Doughty a Norris finalist

Hockey Hall of Fame InductionAfter Anze Kopitar was nominated for the Lady Byng and Selke trophies, the Kings’ chances of claiming a major league award grew on Monday as Drew Doughty was named as a finalist for the 2015 James Norris Memorial Trophy, awarded annually to the defenseman “who demonstrates throughout the season the greatest all-round ability in the position.” P.K. Subban of the Montreal Canadiens and Erik Karlsson of the Ottawa Senators were also announced as finalists of the trophy that will be presented to the winner on June 24 at the 2015 NHL Awards in Las Vegas.

Doughty, who finished in third place for the 2010 Norris Trophy after a 16-goal, 59-point season, was nominated for the second time in his career. Subban won the award in 2013, and Karlsson in 2012. Rob Blake, who was presented the trophy in 1998, is the only King to win the Norris.

The winner is determined by a vote amongst members of the Professional Hockey Writers’ Association in 10-7-5-3-1-tiered voting. Doughty finished in sixth place for the Norris one year ago.
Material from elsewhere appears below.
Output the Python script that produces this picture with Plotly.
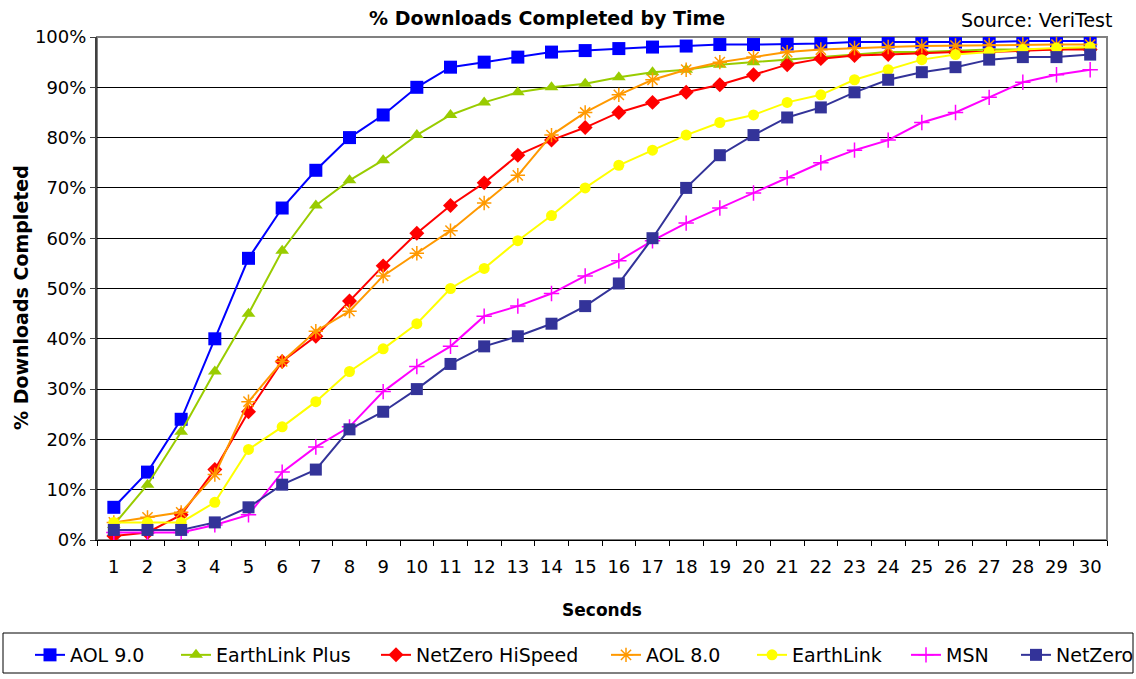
import plotly.graph_objects as go

seconds = list(range(1, 31))
series_names = ["AOL 9.0", "EarthLink Plus", "NetZero HiSpeed", "AOL 8.0", "EarthLink", "MSN", "NetZero"]

aol9 = [6.5, 13.5, 24, 40, 56, 66, 73.5, 80, 84.5, 90, 94, 95, 96, 97, 97.3, 97.7, 98, 98.2, 98.5, 98.5,
        98.6, 98.7, 99, 99, 99, 99, 99, 99.2, 99.2, 99.2]
earthlink_plus = [3, 11, 21.5, 33.5, 45, 57.5, 66.5, 71.5, 75.5, 80.5, 84.5, 87, 89, 90, 90.7, 92, 93, 93.5, 94.5, 95,
                  95.5, 96, 96.5, 97, 97, 97.2, 97.5, 97.5, 97.5, 97.8]
netzero_hispeed = [0.8, 1.5, 5, 14, 25.5, 35.5, 40.5, 47.5, 54.5, 61, 66.5, 71, 76.5, 79.5, 82, 85, 87, 89, 90.5, 92.5,
                   94.5, 95.7, 96.3, 96.5, 96.8, 97, 97, 97.2, 97.5, 97.5]
aol8 = [3.5, 4.5, 5.5, 13, 27.5, 35.5, 41.5, 45.5, 52.5, 57, 61.5, 67, 72.5, 80.5, 85, 88.5, 91.5, 93.5, 95, 96,
        97, 97.5, 97.8, 98, 98.2, 98.3, 98.4, 98.5, 98.5, 98.5]
earthlink = [3.5, 3.5, 3.5, 7.5, 18, 22.5, 27.5, 33.5, 38, 43, 50, 54, 59.5, 64.5, 70, 74.5, 77.5, 80.5, 83, 84.5,
             87, 88.5, 91.5, 93.5, 95.5, 96.5, 97, 97.5, 97.8, 98]
msn = [1.5, 1.5, 1.5, 3, 5, 13.5, 18.5, 22.5, 29.5, 34.5, 38.5, 44.5, 46.5, 49, 52.5, 55.5, 59.5, 63, 66, 69,
       72, 75, 77.5, 79.5, 83, 85, 88, 91, 92.5, 93.5]
netzero = [2, 2, 2, 3.5, 6.5, 11, 14, 22, 25.5, 30, 35, 38.5, 40.5, 43, 46.5, 51, 60, 70, 76.5, 80.5,
           84, 86, 89, 91.5, 93, 94, 95.5, 96, 96, 96.5]

all_values = [aol9, earthlink_plus, netzero_hispeed, aol8, earthlink, msn, netzero]
colors = ["#0000FF", "#99CC00", "#FF0000", "#FF9900", "#FFFF00", "#FF00FF", "#333399"]
symbols = ["square", "triangle-up", "diamond", "asterisk-open", "circle", "cross-thin-open", "square"]
sizes = [13, 12, 11.5, 12, 11, 11, 12]

FONT = "DejaVu Sans, Liberation Sans, Arial, sans-serif"

# layout geometry (pixels)
W, H = 1136, 679
ML, MR, MT, MB = 97, 29, 37, 139
PW = W - ML - MR
PH = H - MT - MB

def px_x(p):
    return (p - ML) / PW

def px_y(p):
    return (H - MB - p) / PH

legend_text_x = [69, 215, 415, 645, 791, 945, 1055]

fig = go.Figure()
for i, (name, vals) in enumerate(zip(series_names, all_values)):
    lname = "legend" if i == 0 else f"legend{i+1}"
    fig.add_trace(go.Scatter(
        x=seconds, y=vals, name=name, mode="lines+markers",
        line=dict(color=colors[i], width=2),
        marker=dict(symbol=symbols[i], size=sizes[i], color=colors[i],
                    line=dict(color=colors[i], width=1.5 if "open" in symbols[i] else 0)),
        legend=lname,
    ))

legend_font = dict(family=FONT, size=19, color="#000000")
layout_legends = {}
for i in range(7):
    lname = "legend" if i == 0 else f"legend{i+1}"
    layout_legends[lname] = dict(
        xref="container", yref="container",
        x=(legend_text_x[i] - 39) / W, xanchor="left",
        y=(H - 655) / H, yanchor="middle",
        orientation="h", font=legend_font, bgcolor="rgba(0,0,0,0)",
        borderwidth=0, itemwidth=30, tracegroupgap=0,
    )

fig.update_layout(
    width=W, height=H,
    margin=dict(l=ML, r=MR, t=MT, b=MB, autoexpand=False),
    paper_bgcolor="white", plot_bgcolor="white",
    font=dict(family=FONT, size=18, color="#000000"),
    showlegend=True,
    **layout_legends,
)

fig.update_xaxes(
    range=[0.5, 30.5], tickmode="array", tickvals=seconds, ticktext=[str(s) for s in seconds],
    ticks="outside", ticklen=10, tickcolor="rgba(0,0,0,0)",
    showgrid=False, showline=True, linecolor="#000000", linewidth=1,
    tickfont=dict(family=FONT, size=18),
    minor=dict(tickmode="array", tickvals=[s + 0.5 for s in range(0, 31)], ticks="outside",
               ticklen=5, tickcolor="#000000", showgrid=False),
    title=dict(text="<b>Seconds</b>", font=dict(family=FONT, size=17), standoff=28),
    zeroline=False, automargin=False,
)
fig.update_yaxes(
    range=[0, 100], tickmode="array", tickvals=list(range(0, 101, 10)),
    ticktext=[f"{v}%" for v in range(0, 101, 10)],
    ticks="outside", ticklen=5, tickcolor="#404040",
    showgrid=True, gridcolor="#000000", gridwidth=1,
    showline=True, linecolor="#404040", linewidth=2,
    tickfont=dict(family=FONT, size=18),
    zeroline=False, automargin=False,
)

# plot area border (gray, top and right)
fig.add_shape(type="rect", xref="paper", yref="paper", x0=0, x1=1, y0=0, y1=1,
              line=dict(color="#808080", width=2), layer="below")
# legend box
fig.add_shape(type="rect", xref="paper", yref="paper",
              x0=px_x(3), x1=px_x(1133), y0=px_y(673), y1=px_y(633),
              line=dict(color="#000000", width=1))

fig.add_annotation(text="<b>% Downloads Completed</b>", xref="paper", yref="paper",
                   x=px_x(21), y=px_y(298), xanchor="center", yanchor="middle", textangle=-90,
                   showarrow=False, font=dict(family=FONT, size=19))
fig.add_annotation(text="<b>% Downloads Completed by Time</b>", xref="paper", yref="paper",
                   x=px_x(547), y=px_y(18), xanchor="center", yanchor="middle",
                   showarrow=False, font=dict(family=FONT, size=19))
fig.add_annotation(text="Source: VeriTest", xref="paper", yref="paper",
                   x=px_x(1114), y=px_y(20), xanchor="right", yanchor="middle",
                   showarrow=False, font=dict(family=FONT, size=19))

fig.write_html("out.html")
Doughty’s inclusion is not a surprise. Having averaged 28:59 of ice time per game – four seconds behind league leader Ryan Suter and 1:44 ahead of Karlsson, who finished third in ice time – the right-handed shooter appeared in all 82 games, amassing seven goals, 46 points and a plus-three rating. More importantly, he continued to serve as a dynamic all-situations defenseman who absorbed additional minutes and maintained a high standard of play in the absence of Slava Voynov, another right-handed shot. He may have been strained by his immense usage late in the season, but given that Doughty is a two-time Stanley Cup winner who is viewed as amongst the most elite defensemen in the game, that he had only been a Norris finalist once before led many to expect that he’d be given greater consideration this season.
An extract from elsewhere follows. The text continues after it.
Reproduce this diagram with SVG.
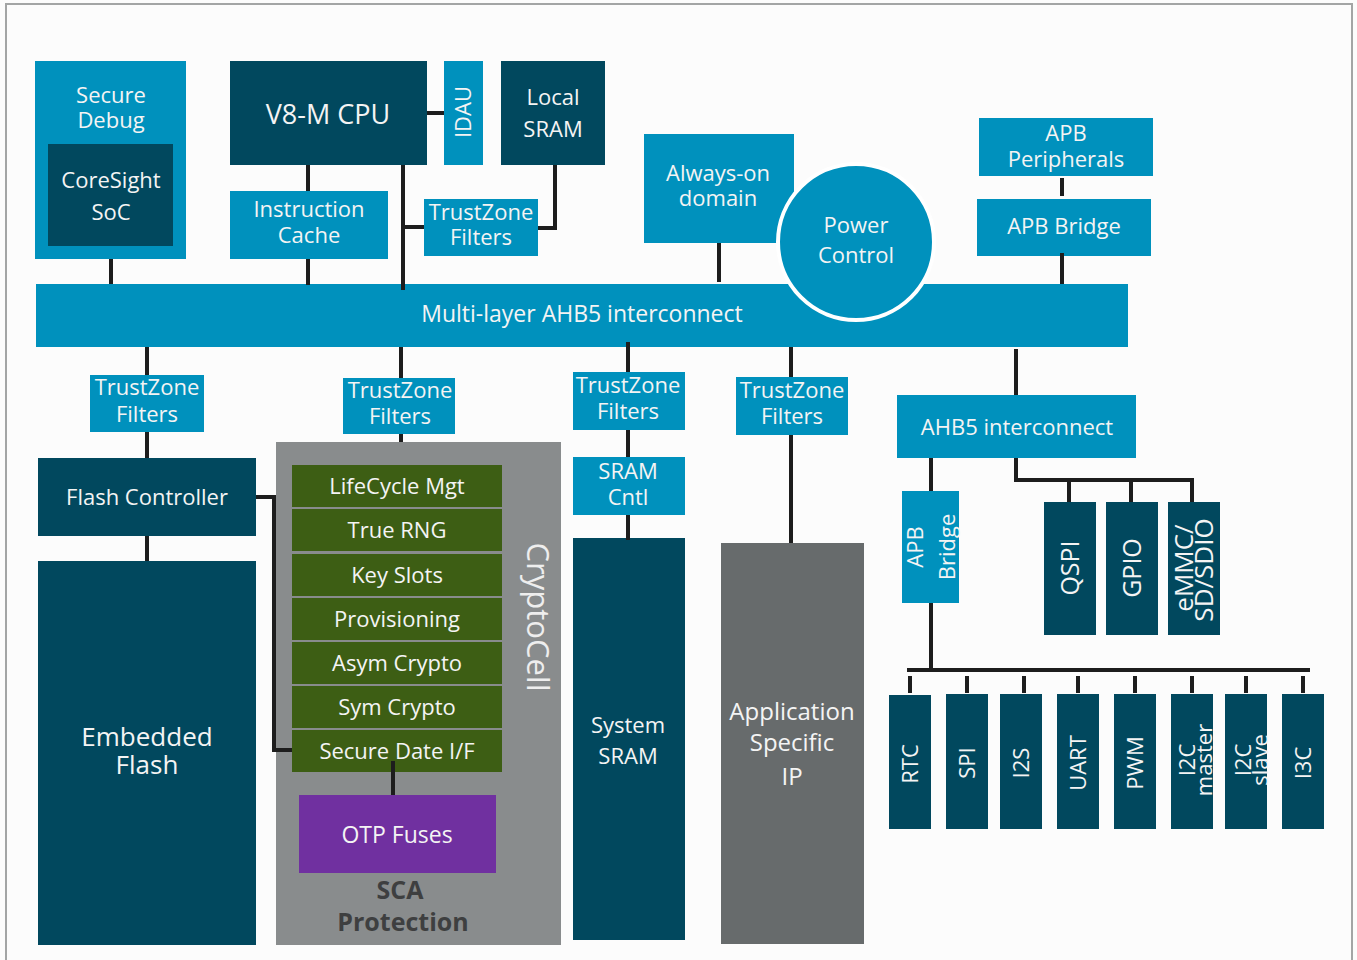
<svg xmlns="http://www.w3.org/2000/svg" width="1357" height="960" viewBox="0 0 1357 960">
<style>
.lb{fill:#0091bd}
.dk{fill:#01485e}
.gr{fill:#3d5e14}
.t{font-family:"Open Sans","Liberation Sans",sans-serif;font-size:22px;fill:#f4f4f4;text-anchor:middle}
.c{stroke:#1d1d1d;stroke-width:4;fill:none}
</style>
<rect x="0" y="0" width="1357" height="960" fill="#fcfcfc"/>
<path d="M6,960 V4 H1352 V960" fill="none" stroke="#a3a5a5" stroke-width="2"/>

<g id="secure-debug">
<rect class="lb" x="35" y="61" width="151" height="198"/>
<text class="t" x="111" y="103">Secure</text>
<text class="t" x="111" y="128">Debug</text>
</g>
<g id="coresight">
<rect class="dk" x="48" y="144" width="125" height="102"/>
<text class="t" x="111" y="188">CoreSight</text>
<text class="t" x="111" y="220">SoC</text>
</g>
<g id="cpu">
<rect class="dk" x="230" y="61" width="197" height="104"/>
<text class="t" x="328" y="124" style="font-size:27px">V8-M CPU</text>
</g>
<g id="idau">
<rect class="lb" x="444" y="61" width="39" height="104"/>
<text class="t" transform="translate(471,112) rotate(-90)">IDAU</text>
</g>
<g id="local-sram">
<rect class="dk" x="501" y="61" width="104" height="104"/>
<text class="t" x="553" y="105">Local</text>
<text class="t" x="553" y="137">SRAM</text>
</g>
<g id="icache">
<rect class="lb" x="230" y="191" width="158" height="68"/>
<text class="t" x="309" y="217">Instruction</text>
<text class="t" x="309" y="243">Cache</text>
</g>
<g id="tz-top">
<rect class="lb" x="424" y="199" width="114" height="57"/>
<text class="t" x="481" y="220">TrustZone</text>
<text class="t" x="481" y="245">Filters</text>
</g>
<g id="always-on">
<rect class="lb" x="644" y="134" width="150" height="109"/>
<text class="t" x="718" y="181">Always-on</text>
<text class="t" x="718" y="206">domain</text>
</g>
<g id="apb-periph">
<rect class="lb" x="979" y="118" width="174" height="58"/>
<text class="t" x="1066" y="141">APB</text>
<text class="t" x="1066" y="167">Peripherals</text>
</g>
<g id="apb-bridge-top">
<rect class="lb" x="977" y="199" width="174" height="57"/>
<text class="t" x="1064" y="234">APB Bridge</text>
</g>
<g id="ahb-bar">
<rect class="lb" x="36" y="284" width="1092" height="63"/>
<text class="t" x="582" y="322" style="font-size:23px">Multi-layer AHB5 interconnect</text>
</g>
<g id="power-control">
<circle cx="856" cy="242" r="78" fill="#0091bd" stroke="#ffffff" stroke-width="4"/>
<text class="t" x="856" y="233">Power</text>
<text class="t" x="856" y="263">Control</text>
</g>

<g id="tz1">
<rect class="lb" x="90" y="375" width="114" height="57"/>
<text class="t" x="147" y="395">TrustZone</text>
<text class="t" x="147" y="422">Filters</text>
</g>
<g id="flash-ctrl">
<rect class="dk" x="38" y="458" width="218" height="78"/>
<text class="t" x="147" y="505">Flash Controller</text>
</g>
<g id="emb-flash">
<rect class="dk" x="38" y="561" width="218" height="384"/>
<text class="t" x="147" y="746" style="font-size:26px">Embedded</text>
<text class="t" x="147" y="774" style="font-size:26px">Flash</text>
</g>
<g id="tz2">
<rect class="lb" x="343" y="378" width="112" height="56"/>
<text class="t" x="400" y="398">TrustZone</text>
<text class="t" x="400" y="424">Filters</text>
</g>
<g id="cryptocell">
<rect x="276" y="442" width="285" height="503" fill="#898c8d"/>
<text class="t" transform="translate(527,617) rotate(90)" style="font-size:31px;fill:#eeeeee">CryptoCell</text>
<text x="400" y="899" text-anchor="middle" style="font-family:'Open Sans','Liberation Sans',sans-serif;font-size:25px;font-weight:bold;fill:#3e3f40">SCA</text>
<text x="403" y="931" text-anchor="middle" style="font-family:'Open Sans','Liberation Sans',sans-serif;font-size:25px;font-weight:bold;fill:#3e3f40">Protection</text>
</g>
<g id="lifecycle"><rect class="gr" x="292" y="465" width="210" height="42"/><text class="t" x="397" y="494">LifeCycle Mgt</text></g>
<g id="trng"><rect class="gr" x="292" y="509" width="210" height="42"/><text class="t" x="397" y="538">True RNG</text></g>
<g id="keyslots"><rect class="gr" x="292" y="554" width="210" height="42"/><text class="t" x="397" y="583">Key Slots</text></g>
<g id="provisioning"><rect class="gr" x="292" y="598" width="210" height="42"/><text class="t" x="397" y="627">Provisioning</text></g>
<g id="asym"><rect class="gr" x="292" y="642" width="210" height="42"/><text class="t" x="397" y="671">Asym Crypto</text></g>
<g id="sym"><rect class="gr" x="292" y="686" width="210" height="42"/><text class="t" x="397" y="715">Sym Crypto</text></g>
<g id="secure-date"><rect class="gr" x="292" y="730" width="210" height="42"/><text class="t" x="397" y="759">Secure Date I/F</text></g>
<g id="otp">
<rect x="299" y="795" width="197" height="78" fill="#7030a0"/>
<text class="t" x="397" y="843" style="font-size:23px">OTP Fuses</text>
</g>
<g id="tz3">
<rect class="lb" x="573" y="372" width="112" height="58"/>
<text class="t" x="628" y="393">TrustZone</text>
<text class="t" x="628" y="419">Filters</text>
</g>
<g id="sram-cntl">
<rect class="lb" x="573" y="457" width="112" height="58"/>
<text class="t" x="628" y="479">SRAM</text>
<text class="t" x="628" y="505">Cntl</text>
</g>
<g id="system-sram">
<rect class="dk" x="573" y="538" width="112" height="402"/>
<text class="t" x="628" y="733">System</text>
<text class="t" x="628" y="764">SRAM</text>
</g>
<g id="tz4">
<rect class="lb" x="736" y="377" width="112" height="58"/>
<text class="t" x="792" y="398">TrustZone</text>
<text class="t" x="792" y="424">Filters</text>
</g>
<g id="app-ip">
<rect x="721" y="543" width="143" height="401" fill="#676b6c"/>
<text class="t" x="792" y="720" style="font-size:24px">Application</text>
<text class="t" x="792" y="751" style="font-size:24px">Specific</text>
<text class="t" x="792" y="785" style="font-size:24px">IP</text>
</g>
<g id="ahb5">
<rect class="lb" x="897" y="395" width="239" height="63"/>
<text class="t" x="1017" y="435">AHB5 interconnect</text>
</g>
<g id="apb-bridge">
<rect class="lb" x="902" y="491" width="57" height="112"/>
<text class="t" transform="translate(923,547) rotate(-90)">APB</text>
<text class="t" transform="translate(955,547) rotate(-90)">Bridge</text>
</g>
<g id="qspi"><rect class="dk" x="1044" y="502" width="52" height="133"/><text class="t" transform="translate(1079,568) rotate(-90)" style="font-size:25px">QSPI</text></g>
<g id="gpio"><rect class="dk" x="1106" y="502" width="52" height="133"/><text class="t" transform="translate(1141,568) rotate(-90)" style="font-size:25px">GPIO</text></g>
<g id="emmc"><rect class="dk" x="1168" y="502" width="52" height="133"/>
<text class="t" transform="translate(1193,568) rotate(-90)" style="font-size:26px">eMMC/</text>
<text class="t" transform="translate(1213,570) rotate(-90)" style="font-size:26px">SD/SDIO</text></g>
<g id="rtc"><rect class="dk" x="889" y="695" width="42" height="134"/><text class="t" transform="translate(918,764) rotate(-90)">RTC</text></g>
<g id="spi"><rect class="dk" x="946" y="694" width="42" height="135"/><text class="t" transform="translate(975,763) rotate(-90)">SPI</text></g>
<g id="i2s"><rect class="dk" x="1000" y="694" width="42" height="135"/><text class="t" transform="translate(1029,763) rotate(-90)">I2S</text></g>
<g id="uart"><rect class="dk" x="1057" y="694" width="42" height="135"/><text class="t" transform="translate(1086,763) rotate(-90)">UART</text></g>
<g id="pwm"><rect class="dk" x="1114" y="694" width="42" height="135"/><text class="t" transform="translate(1143,763) rotate(-90)">PWM</text></g>
<g id="i2c-master"><rect class="dk" x="1171" y="694" width="42" height="135"/>
<text class="t" transform="translate(1195,760) rotate(-90)">I2C</text>
<text class="t" transform="translate(1212,760) rotate(-90)">master</text></g>
<g id="i2c-slave"><rect class="dk" x="1225" y="694" width="42" height="135"/>
<text class="t" transform="translate(1251,760) rotate(-90)">I2C</text>
<text class="t" transform="translate(1268,760) rotate(-90)">slave</text></g>
<g id="i3c"><rect class="dk" x="1282" y="694" width="42" height="135"/><text class="t" transform="translate(1311,763) rotate(-90)">I3C</text></g>

<g id="connectors" class="c">
<path d="M111,259V284"/>
<path d="M308,165V191"/>
<path d="M308,259V285"/>
<path d="M403,165V290"/>
<path d="M403,227H424"/>
<path d="M427,113H444"/>
<path d="M555,165V228H538"/>
<path d="M719,243V282"/>
<path d="M1062,178V196"/>
<path d="M1062,253V284"/>
<path d="M147,347V375"/>
<path d="M147,432V458"/>
<path d="M147,536V561"/>
<path d="M256,497H274V750H292"/>
<path d="M401,347V378"/>
<path d="M401,434V442"/>
<path d="M393,761V795"/>
<path d="M628,342V372"/>
<path d="M628,430V457"/>
<path d="M628,515V540"/>
<path d="M791,347V377"/>
<path d="M791,435V543"/>
<path d="M1016,349V395"/>
<path d="M931,458V491"/>
<path d="M1016,458V480H1192V502"/>
<path d="M1069,480V502"/>
<path d="M1131,480V502"/>
<path d="M931,603V670"/>
<path d="M907,670H1310"/>
<path d="M910,676V693M967,676V693M1024,676V693M1078,676V693M1135,676V693M1192,676V693M1246,676V693M1303,676V693"/>
</g>
</svg>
Doughty ranked fifth amongst defensemen with at least 25 games played with a 56.4% Corsi-for percentage in five-on-five play. His rate was above Karlsson’s (52.8%) and Subban’s (52.1%), though Los Angeles collectively was a much stronger possession team Ottawa or Montreal.

That Doughty experienced a career-low shooting percentage of 3.2% on a career-high 219 shots on goal suggests that the now-25-year-old got more pucks through in 2014-15 and could be ticketed for an increase of his seven goals next season.

Calgary’s Mark Giordano, who totaled 11 goals and 48 points in 61 games before suffering a torn biceps, was a leading contender for the trophy prior to his injury.

The NHL’s caption:
Doughty anchored a Los Angeles defense that finished in the top 10 in the NHL in goals against for the sixth consecutive season. He played in all 82 games for the second time in his career (also 2009-10), pacing the League in total time on ice (2,377:40) and ranking second in average time on ice (28:59). Doughty also posted 7-39—46, his second-best offensive season behind 2009-10 (16-43—59), and led the NHL in a number of enhanced statistics categories, including the team puck possession metric SAT (shot attempts differential) – the Kings registered 410 more shot attempts than they allowed with him on the ice at 5-on-5. Doughty is a Norris Trophy finalist for the second time after finishing third in voting in 2009-10.